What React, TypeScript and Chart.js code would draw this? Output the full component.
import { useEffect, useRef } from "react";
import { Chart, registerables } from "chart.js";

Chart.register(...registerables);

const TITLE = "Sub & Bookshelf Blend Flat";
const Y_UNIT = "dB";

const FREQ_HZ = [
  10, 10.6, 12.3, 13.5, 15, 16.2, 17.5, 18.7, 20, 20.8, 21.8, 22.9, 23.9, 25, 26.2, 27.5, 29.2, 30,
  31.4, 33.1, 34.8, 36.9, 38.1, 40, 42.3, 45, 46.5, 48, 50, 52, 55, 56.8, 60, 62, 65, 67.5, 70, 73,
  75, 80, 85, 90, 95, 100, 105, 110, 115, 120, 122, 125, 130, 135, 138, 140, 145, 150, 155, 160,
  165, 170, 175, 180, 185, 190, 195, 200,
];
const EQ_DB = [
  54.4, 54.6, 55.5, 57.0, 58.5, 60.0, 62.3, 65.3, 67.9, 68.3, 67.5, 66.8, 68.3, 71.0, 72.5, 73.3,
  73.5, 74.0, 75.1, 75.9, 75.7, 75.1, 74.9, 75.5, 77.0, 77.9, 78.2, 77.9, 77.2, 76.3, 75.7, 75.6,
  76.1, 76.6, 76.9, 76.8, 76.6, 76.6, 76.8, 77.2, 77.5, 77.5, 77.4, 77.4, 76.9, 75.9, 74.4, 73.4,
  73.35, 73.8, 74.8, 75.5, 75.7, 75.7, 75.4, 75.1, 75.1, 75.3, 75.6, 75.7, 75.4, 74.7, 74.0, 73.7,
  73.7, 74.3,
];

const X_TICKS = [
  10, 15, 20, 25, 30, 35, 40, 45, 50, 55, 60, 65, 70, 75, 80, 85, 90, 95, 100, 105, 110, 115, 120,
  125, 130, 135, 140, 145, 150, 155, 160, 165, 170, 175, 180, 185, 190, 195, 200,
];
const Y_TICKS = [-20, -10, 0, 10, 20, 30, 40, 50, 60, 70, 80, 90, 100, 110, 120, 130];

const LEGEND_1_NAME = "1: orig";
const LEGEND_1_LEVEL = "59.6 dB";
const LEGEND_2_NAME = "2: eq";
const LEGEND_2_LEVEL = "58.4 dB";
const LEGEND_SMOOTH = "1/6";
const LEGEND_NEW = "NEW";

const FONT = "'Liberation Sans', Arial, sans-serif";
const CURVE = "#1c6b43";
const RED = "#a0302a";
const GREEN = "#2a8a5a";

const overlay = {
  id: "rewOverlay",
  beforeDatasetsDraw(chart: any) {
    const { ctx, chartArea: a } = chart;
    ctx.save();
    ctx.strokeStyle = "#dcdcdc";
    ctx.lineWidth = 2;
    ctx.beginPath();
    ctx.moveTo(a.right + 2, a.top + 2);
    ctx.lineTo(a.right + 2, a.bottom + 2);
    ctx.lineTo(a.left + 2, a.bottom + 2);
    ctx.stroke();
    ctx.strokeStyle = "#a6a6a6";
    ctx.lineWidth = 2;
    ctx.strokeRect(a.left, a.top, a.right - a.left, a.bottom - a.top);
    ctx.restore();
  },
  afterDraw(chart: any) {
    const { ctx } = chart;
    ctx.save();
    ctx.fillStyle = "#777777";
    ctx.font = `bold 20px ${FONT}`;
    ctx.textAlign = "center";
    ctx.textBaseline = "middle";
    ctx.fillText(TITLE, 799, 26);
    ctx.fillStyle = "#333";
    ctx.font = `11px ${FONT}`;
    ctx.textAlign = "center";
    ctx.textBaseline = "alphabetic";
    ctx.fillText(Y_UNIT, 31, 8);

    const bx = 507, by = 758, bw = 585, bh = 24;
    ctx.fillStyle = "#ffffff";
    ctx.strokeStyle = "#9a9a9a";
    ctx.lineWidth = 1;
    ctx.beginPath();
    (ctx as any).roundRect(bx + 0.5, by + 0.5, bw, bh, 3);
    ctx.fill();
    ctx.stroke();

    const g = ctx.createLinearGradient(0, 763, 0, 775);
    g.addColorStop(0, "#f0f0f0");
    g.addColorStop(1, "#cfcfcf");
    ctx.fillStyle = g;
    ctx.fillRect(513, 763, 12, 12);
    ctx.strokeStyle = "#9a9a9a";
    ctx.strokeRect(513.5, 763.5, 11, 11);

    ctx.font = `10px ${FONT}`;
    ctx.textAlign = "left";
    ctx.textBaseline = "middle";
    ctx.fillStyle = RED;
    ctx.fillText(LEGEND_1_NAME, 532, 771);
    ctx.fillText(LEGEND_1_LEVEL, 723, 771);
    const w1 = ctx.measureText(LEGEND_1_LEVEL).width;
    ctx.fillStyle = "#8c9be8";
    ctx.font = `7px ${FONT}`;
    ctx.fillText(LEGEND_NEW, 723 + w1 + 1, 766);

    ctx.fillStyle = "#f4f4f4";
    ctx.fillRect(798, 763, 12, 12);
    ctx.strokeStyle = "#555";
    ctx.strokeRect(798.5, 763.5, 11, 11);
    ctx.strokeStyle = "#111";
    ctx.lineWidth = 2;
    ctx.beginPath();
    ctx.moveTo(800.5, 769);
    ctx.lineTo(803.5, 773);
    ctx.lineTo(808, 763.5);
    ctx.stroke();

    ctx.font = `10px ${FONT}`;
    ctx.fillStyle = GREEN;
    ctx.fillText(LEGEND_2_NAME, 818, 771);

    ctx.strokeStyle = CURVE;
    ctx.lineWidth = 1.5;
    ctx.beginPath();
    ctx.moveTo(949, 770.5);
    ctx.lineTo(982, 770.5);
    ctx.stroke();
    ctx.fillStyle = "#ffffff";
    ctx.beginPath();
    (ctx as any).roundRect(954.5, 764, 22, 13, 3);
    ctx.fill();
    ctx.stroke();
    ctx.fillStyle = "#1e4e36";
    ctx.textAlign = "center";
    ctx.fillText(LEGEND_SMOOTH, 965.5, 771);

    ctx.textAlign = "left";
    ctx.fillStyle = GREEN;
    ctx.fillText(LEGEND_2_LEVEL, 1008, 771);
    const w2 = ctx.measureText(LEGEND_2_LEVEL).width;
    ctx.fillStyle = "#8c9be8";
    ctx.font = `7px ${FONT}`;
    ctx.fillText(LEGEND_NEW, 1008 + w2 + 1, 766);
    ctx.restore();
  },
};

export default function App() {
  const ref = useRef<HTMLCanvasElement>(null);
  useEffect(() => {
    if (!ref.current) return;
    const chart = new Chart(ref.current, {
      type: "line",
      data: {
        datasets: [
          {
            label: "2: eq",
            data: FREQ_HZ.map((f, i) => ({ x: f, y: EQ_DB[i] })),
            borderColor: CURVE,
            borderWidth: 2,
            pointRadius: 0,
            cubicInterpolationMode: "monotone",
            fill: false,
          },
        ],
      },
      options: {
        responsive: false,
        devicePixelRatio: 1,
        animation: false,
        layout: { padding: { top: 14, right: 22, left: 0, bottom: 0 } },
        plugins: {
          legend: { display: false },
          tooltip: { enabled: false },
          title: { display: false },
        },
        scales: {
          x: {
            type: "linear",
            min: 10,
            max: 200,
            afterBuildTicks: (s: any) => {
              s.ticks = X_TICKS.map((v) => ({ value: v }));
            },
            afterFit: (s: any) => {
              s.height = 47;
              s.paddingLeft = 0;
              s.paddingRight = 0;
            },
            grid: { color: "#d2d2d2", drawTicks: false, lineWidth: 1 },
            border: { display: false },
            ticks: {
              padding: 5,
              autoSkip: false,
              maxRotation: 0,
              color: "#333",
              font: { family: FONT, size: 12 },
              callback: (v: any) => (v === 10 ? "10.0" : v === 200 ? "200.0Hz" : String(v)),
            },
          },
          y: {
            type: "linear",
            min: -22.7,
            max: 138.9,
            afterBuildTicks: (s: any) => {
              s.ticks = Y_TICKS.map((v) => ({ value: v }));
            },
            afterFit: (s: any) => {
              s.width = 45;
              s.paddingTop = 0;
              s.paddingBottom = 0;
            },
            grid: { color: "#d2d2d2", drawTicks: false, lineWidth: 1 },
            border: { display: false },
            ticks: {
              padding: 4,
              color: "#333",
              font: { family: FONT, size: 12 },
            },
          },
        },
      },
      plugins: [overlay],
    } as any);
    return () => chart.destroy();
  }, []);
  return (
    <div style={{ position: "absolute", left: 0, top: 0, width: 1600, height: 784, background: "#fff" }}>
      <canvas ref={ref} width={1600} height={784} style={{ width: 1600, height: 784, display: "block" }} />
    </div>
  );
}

▬▬▬

**Given instruction:**
Lines from the start of the material above through the line containing "Chart.register(...registerables);" are to be duplicated exactly, and only those.

**Task result:**
What React, TypeScript and Chart.js code would draw this? Output the full component.
import { useEffect, useRef } from "react";
import { Chart, registerables } from "chart.js";

Chart.register(...registerables);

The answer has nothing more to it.